=== Records to use ===
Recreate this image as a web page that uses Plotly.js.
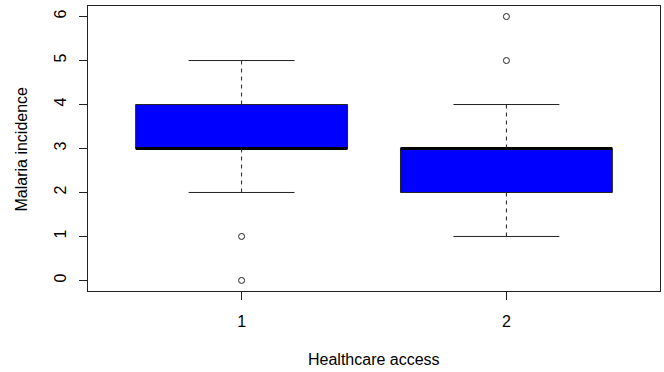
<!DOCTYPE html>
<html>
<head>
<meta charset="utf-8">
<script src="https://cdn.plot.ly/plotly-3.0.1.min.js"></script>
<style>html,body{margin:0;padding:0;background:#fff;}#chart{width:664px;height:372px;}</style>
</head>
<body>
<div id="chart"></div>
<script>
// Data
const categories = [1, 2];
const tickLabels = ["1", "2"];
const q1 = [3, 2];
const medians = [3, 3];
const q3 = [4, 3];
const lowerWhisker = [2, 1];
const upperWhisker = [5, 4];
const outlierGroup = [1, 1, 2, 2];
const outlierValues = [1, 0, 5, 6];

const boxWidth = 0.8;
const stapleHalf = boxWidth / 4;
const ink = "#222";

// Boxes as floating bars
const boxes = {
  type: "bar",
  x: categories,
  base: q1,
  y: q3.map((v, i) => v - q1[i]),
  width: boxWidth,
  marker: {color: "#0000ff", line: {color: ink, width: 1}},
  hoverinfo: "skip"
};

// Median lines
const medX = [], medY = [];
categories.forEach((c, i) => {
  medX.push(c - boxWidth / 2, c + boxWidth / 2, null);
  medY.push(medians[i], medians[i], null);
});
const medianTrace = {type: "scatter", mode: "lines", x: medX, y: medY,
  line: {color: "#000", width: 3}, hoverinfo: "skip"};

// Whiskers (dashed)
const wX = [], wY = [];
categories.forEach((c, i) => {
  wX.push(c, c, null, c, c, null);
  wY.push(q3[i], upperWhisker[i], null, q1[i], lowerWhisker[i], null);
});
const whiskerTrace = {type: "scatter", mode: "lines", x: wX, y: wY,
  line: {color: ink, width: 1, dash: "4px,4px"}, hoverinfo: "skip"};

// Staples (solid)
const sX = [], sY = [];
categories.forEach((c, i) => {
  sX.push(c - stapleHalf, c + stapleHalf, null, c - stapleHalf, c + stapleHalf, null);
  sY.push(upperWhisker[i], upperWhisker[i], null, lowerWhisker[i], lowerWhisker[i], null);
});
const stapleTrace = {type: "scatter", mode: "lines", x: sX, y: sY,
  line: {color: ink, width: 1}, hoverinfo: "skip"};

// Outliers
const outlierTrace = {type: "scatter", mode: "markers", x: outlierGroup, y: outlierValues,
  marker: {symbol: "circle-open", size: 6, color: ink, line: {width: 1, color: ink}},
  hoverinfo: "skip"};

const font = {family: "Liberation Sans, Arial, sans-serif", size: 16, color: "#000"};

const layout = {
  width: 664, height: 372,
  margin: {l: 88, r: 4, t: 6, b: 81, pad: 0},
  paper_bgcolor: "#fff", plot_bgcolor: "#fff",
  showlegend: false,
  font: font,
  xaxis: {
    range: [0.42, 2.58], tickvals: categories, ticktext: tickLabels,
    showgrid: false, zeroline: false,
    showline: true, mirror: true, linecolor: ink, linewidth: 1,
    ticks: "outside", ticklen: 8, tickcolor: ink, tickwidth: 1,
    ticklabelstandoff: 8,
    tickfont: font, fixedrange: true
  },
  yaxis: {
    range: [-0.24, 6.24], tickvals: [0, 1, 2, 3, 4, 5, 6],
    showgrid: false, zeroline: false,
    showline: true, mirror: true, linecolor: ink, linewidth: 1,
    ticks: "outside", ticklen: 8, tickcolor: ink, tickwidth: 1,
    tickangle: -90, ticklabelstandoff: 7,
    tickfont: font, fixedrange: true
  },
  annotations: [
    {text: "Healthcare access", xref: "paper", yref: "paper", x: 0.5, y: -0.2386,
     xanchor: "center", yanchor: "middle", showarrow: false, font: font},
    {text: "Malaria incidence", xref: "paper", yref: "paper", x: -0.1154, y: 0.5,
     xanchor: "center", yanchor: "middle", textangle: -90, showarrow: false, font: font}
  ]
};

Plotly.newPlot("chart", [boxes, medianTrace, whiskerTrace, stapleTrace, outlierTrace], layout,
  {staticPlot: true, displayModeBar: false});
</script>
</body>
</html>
...
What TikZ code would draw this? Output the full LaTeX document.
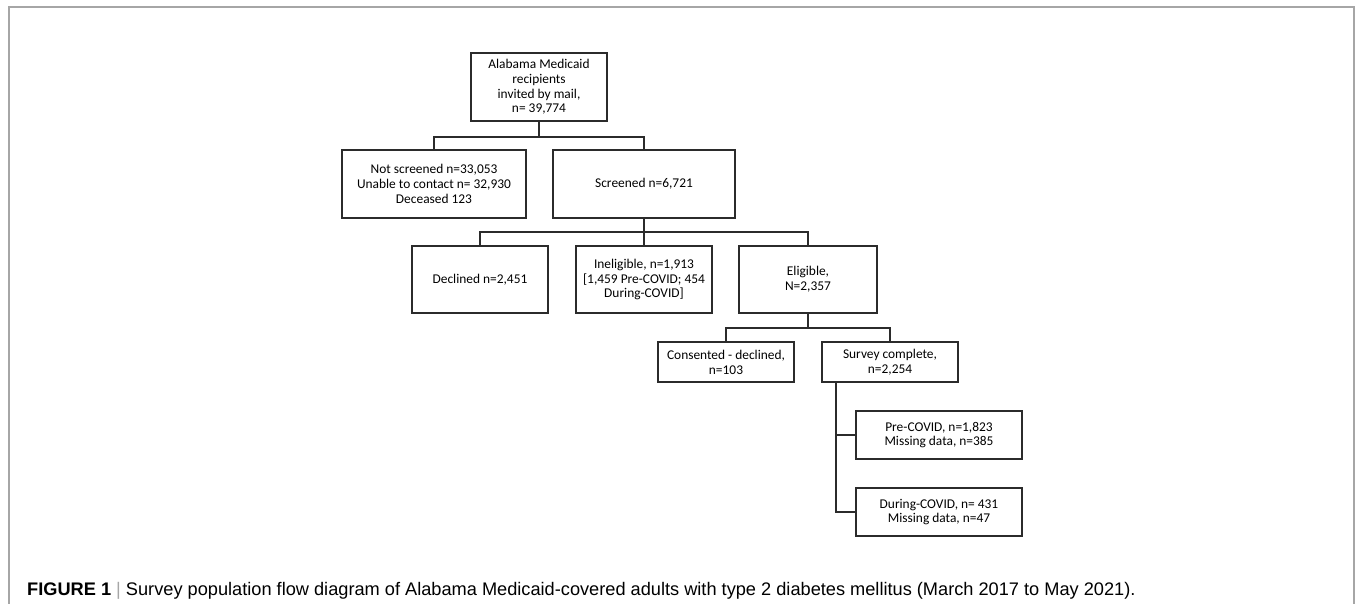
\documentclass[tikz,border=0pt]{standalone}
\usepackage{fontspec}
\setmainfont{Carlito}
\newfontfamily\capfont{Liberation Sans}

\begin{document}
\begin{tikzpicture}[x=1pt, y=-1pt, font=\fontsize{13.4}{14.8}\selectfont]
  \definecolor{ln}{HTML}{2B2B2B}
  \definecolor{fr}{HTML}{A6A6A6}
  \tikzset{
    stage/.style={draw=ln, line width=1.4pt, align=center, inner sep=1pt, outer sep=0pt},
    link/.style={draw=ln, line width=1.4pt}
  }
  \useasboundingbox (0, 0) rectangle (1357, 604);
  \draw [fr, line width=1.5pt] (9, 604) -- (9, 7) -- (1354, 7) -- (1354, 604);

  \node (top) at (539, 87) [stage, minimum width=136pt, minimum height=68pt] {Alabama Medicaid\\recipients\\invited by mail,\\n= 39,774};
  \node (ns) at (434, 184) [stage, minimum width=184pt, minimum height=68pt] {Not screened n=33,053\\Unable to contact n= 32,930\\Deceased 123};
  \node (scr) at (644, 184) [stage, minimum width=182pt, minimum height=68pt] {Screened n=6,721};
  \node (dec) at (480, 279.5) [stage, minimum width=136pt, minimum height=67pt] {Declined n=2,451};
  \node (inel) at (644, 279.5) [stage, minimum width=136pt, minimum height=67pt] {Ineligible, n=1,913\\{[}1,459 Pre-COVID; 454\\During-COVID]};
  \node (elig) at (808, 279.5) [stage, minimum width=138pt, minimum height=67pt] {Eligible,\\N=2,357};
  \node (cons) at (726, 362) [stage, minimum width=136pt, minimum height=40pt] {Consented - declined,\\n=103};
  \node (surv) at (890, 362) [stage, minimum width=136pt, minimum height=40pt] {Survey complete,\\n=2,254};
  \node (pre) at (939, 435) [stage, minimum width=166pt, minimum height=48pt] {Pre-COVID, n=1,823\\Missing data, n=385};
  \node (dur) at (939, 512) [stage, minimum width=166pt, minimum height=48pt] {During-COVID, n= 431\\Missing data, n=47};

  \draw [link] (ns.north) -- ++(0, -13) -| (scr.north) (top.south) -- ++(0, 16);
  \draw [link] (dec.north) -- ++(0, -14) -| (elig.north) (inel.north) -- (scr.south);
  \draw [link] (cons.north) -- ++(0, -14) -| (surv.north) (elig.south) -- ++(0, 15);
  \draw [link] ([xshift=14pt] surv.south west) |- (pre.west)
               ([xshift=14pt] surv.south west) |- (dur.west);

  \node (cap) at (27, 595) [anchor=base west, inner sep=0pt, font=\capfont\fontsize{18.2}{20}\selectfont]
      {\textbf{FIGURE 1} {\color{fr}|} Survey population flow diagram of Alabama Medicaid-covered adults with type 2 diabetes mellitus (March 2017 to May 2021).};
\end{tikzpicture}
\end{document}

=== The task ===
Filter out every line that lacks the word "this", and copy the rest.

=== Answer ===
Recreate this image as a web page that uses Plotly.js.
What TikZ code would draw this? Output the full LaTeX document.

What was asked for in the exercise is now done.